Spaces of Homogeneous Type

One of the important developments in harmonic analysis in the 1960s and 1970s was a realization that, in certain important contexts, an axiomatic theory is possible. What does this assertion mean?

The Brelot potential theory gives a version of axiomatic potential theory [CHO]. That is not the focus of the current discussion. In the classical harmonic analysis of Euclidean space, we are interested in maximal operators (of Hardy-Littlewood type), in fractional integrals (of Riesz type), and in singular integral operators. What structure does a space require in order to support analytic objects like these that enjoy at least a modicum of the familiar regularity theory?

If we wanted to do harmonic analysis on the boundary of a domain in ℝN, or on a surface or manifold, or on a Lie group, which of the ideas that we learned in Chapters 1−5 would transfer with ease?

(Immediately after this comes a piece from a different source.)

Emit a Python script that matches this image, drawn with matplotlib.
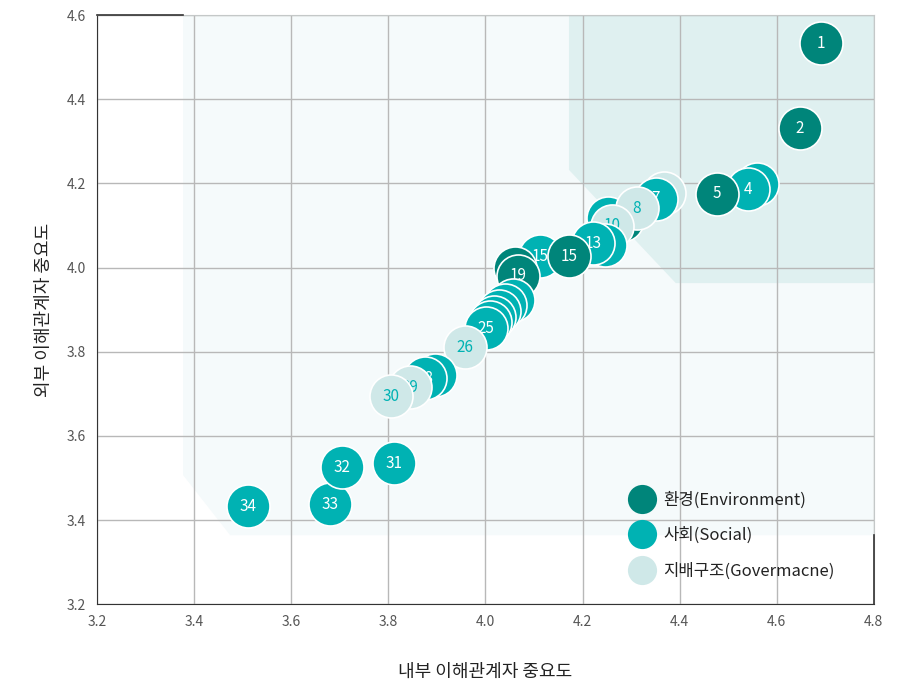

The answer to these questions is obscured by the history of the subject. Classical Fourier analysis is inextricably bound up with the fact that Euclidean space has three natural groups acting on it: translations, dilations, and rotations. The functions x ↦ eix·ξ, for ξ ∈ ℝN, are the characters of the group (ℝN, +) (see Section 2.1). These are the basic units of harmonic analysis on ℝN. They are part and parcel of our study of translation-invariant linear operators (also of the so-called sublinear operators, such as the Hardy-Littlewood maximal operator).